Denby looked at Cade. Cade nodded.
“Chief Inspector, it’s a rather long story so I’ll summarise.”
He spoke for ten minutes without taking a breath. The briefing was as professional as any Roberts had ever heard. It started in 1943 and ended at the Ministry of Defence. All in ten minutes. Bullet points. The last minute was the key to it all.
“And so we left Guinea with a load of valuable minerals and hundreds of people. The British government was sending ships back there, every year, loaded with new people, people who were willing to do anything for a better life – they supplied the Bauxite in exchange for weapons. It was a fair trade, and we kept quiet about it. Thoroughly un-British.”
“Incredible. Almost…”
“Unbelievable lad? Please, say what you like, but never doubt my word. I watched their parents, and their parents too and until it all came to an end I heard of their children and their grandchildren boarding that ship and heading for a new start, many of them knowing they might not make it.” Denby slowed slightly, stammered a little.
“You see back then it was all about the money Jason…and the best source of money for the people of that region was diamonds…”
“Sewn inside them?”
Denby caught himself looking in the tinted glass of the passenger door mirror. What had happened to him? He looked so old; his once brown beard now white.
“You know about this? This is so secret. Seriously. How?”
“That young girl at the mortuary? She was full of them. Conflict diamonds according to the mortuary team, well a few that her surgeon forgot to remove. They carved her open Jack, then left her to
die in between two old industrial buildings, among the nettles and fast-food wrappers. That’s no way for a kid to end their time.”
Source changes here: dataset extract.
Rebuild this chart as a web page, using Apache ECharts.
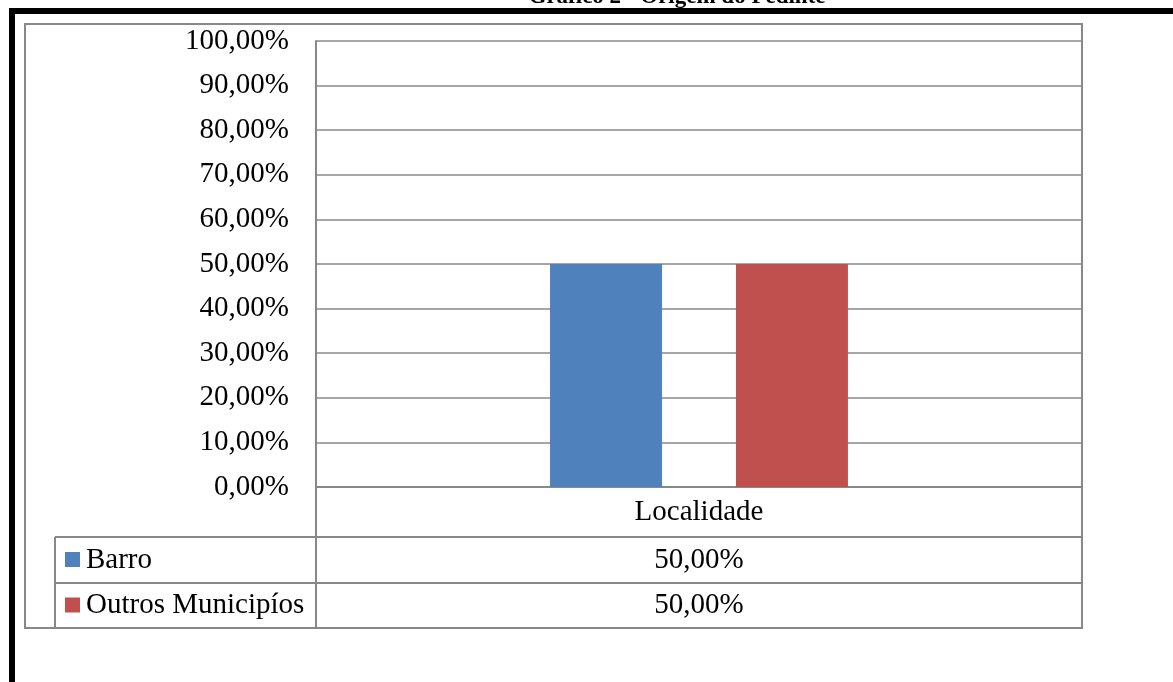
<!DOCTYPE html>
<html>
<head>
<meta charset="utf-8">
<script src="https://cdn.jsdelivr.net/npm/echarts@6/dist/echarts.min.js"></script>
<style>
  html, body { margin: 0; padding: 0; background: #fff; }
  #chart { width: 1173px; height: 682px; }
</style>
</head>
<body>
<div id="chart"></div>
<script>
// Chart content
const titleText = 'Gráfico 2 - Origem do Pedinte';
const categories = ['Localidade'];
const seriesNames = ['Barro', 'Outros Municipíos'];
const barroValues = [0.5];
const outrosValues = [0.5];
const seriesColors = ['#4F81BD', '#C0504D'];
const yTicks = [0, 0.1, 0.2, 0.3, 0.4, 0.5, 0.6, 0.7, 0.8, 0.9, 1.0];

// Layout
const FONT = '"Liberation Serif", "Times New Roman", serif';
const FS = 29;
const GRID = { left: 316, top: 41, right: 1082, bottom: 487 };
const FRAME = { left: 25, top: 24, right: 1082, bottom: 628 };
const ROW1 = 537, ROW2 = 583;
const LEGEND_LEFT = 55;
const LINE = '#888888';

const pct = v => (v * 100).toFixed(2).replace('.', ',') + '%';

const chart = echarts.init(document.getElementById('chart'), null, { renderer: 'canvas' });

const allSeries = [barroValues, outrosValues];
const rowCenters = [(ROW1 + ROW2) / 2, (ROW2 + FRAME.bottom) / 2];

const graphics = [];
// outer page frame (black)
graphics.push({ type: 'rect', shape: { x: 10, y: 8, width: 1163, height: 6 }, style: { fill: '#000' }, z: 10 });
graphics.push({ type: 'rect', shape: { x: 9, y: 8, width: 6, height: 674 }, style: { fill: '#000' }, z: 10 });
// title (partly above the page)
graphics.push({
  type: 'text', x: 677, y: 9, z: 9,
  style: { text: titleText, font: 'bold 23px ' + FONT, fill: '#000', align: 'center', verticalAlign: 'bottom' }
});
// chart frame
graphics.push({
  type: 'rect', shape: { x: FRAME.left, y: FRAME.top, width: FRAME.right - FRAME.left, height: FRAME.bottom - FRAME.top },
  style: { fill: 'none', stroke: LINE, lineWidth: 2 }, z: 5
});
// data table lines
[ROW1, ROW2].forEach(y => {
  graphics.push({ type: 'line', shape: { x1: LEGEND_LEFT, y1: y, x2: GRID.right, y2: y }, style: { stroke: LINE, lineWidth: 2 }, z: 5 });
});
graphics.push({ type: 'line', shape: { x1: LEGEND_LEFT, y1: ROW1, x2: LEGEND_LEFT, y2: FRAME.bottom }, style: { stroke: LINE, lineWidth: 2 }, z: 5 });
graphics.push({ type: 'line', shape: { x1: GRID.left, y1: GRID.bottom, x2: GRID.left, y2: FRAME.bottom }, style: { stroke: LINE, lineWidth: 2 }, z: 5 });
// data table rows: legend key, name, value
seriesNames.forEach((name, i) => {
  const cy = rowCenters[i];
  graphics.push({ type: 'rect', shape: { x: 65, y: cy - 8, width: 15, height: 15 }, style: { fill: seriesColors[i] }, z: 6 });
  graphics.push({
    type: 'text', x: 86, y: cy, z: 6,
    style: { text: name, font: FS + 'px ' + FONT, fill: '#000', align: 'left', verticalAlign: 'middle' }
  });
  graphics.push({
    type: 'text', x: (GRID.left + GRID.right) / 2, y: cy, z: 6,
    style: { text: pct(allSeries[i][0]), font: FS + 'px ' + FONT, fill: '#000', align: 'center', verticalAlign: 'middle' }
  });
});

chart.setOption({
  animation: false,
  backgroundColor: '#fff',
  grid: {
    left: GRID.left, top: GRID.top,
    right: 1173 - GRID.right, bottom: 682 - GRID.bottom,
    containLabel: false
  },
  xAxis: {
    type: 'category',
    data: categories,
    axisLine: { show: true, lineStyle: { color: LINE, width: 2 } },
    axisTick: { show: false },
    axisLabel: {
      color: '#000', fontFamily: FONT, fontSize: FS,
      margin: (ROW1 - GRID.bottom) / 2, verticalAlign: 'middle'
    },
    splitLine: { show: false }
  },
  yAxis: {
    type: 'value',
    min: 0, max: 1, interval: 0.1,
    axisLine: { show: true, lineStyle: { color: LINE, width: 2 } },
    axisTick: { show: false },
    axisLabel: {
      color: '#000', fontFamily: FONT, fontSize: FS, margin: 27,
      formatter: v => pct(v)
    },
    splitLine: { show: true, lineStyle: { color: LINE, width: 1.5 } }
  },
  series: [
    { name: seriesNames[0], type: 'bar', data: barroValues, barWidth: 112, barGap: '66%', itemStyle: { color: seriesColors[0] } },
    { name: seriesNames[1], type: 'bar', data: outrosValues, barWidth: 112, barGap: '66%', itemStyle: { color: seriesColors[1] } }
  ],
  graphic: graphics
});
</script>
</body>
</html>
“It isn’t Jason. But it’s been happening for years, somehow your team have stumbled across this and this might be a good thing.” Denby sounded exhausted. It was clear the short journey to the car had already taken its toll.
“How can it not be a good thing, Lieutenant Commander?”
“Call me Tom please lad. My life isn’t long enough to waste time on protocols. How can it not be good? I’ll tell you. Back in the day, when we were getting Britain back on her feet there were ships all over the globe, laden with produce and commodities that had been so scarce, during the war and the wars that followed. And after a long period of selflessness men suddenly became greedy once more. The comradeship had counted for nothing when it came to cold, hard cash.”
“OK. What are we saying Tom? Dodgy companies, fly-by-night firms, all seizing the opportunity to cash in? It’s understandable to a point I guess. These days they’d call it entrepreneurship, or opportunity. Why shouldn’t the common man make hay whilst the sun…”
“You are not listening to me lad.” Denby’s voice rose an octave.
“Now pin back those bloody things on the side of your head and listen. I said men became greedy. I did not say the man in the street did I?”
“Well, no…”
“No. I didn’t. In England there were men alright, so far up the food chain, no one, not even a journalist with the appetite of a wolf would have guessed it. I am talking the elite Jason.”
“Royalty?”
“No!” He was adamant. “Never! No, by elite I mean a little further down the chain.”
“What earls and dukes?”
“Hardly, I mean white collar, public school educated, already wealthy and keen to exploit. Remember this was long before your Tweetbook stuff.”
“Facebook.”
“I don’t give a bloody monkey’s what it’s called lad. My point is, back then it took days or often weeks for news to get out, to spread, to cause an issue, and back then, if you were well-connected your daddy could just make a call to a Fleet Street editor and all would be right in the world once more.”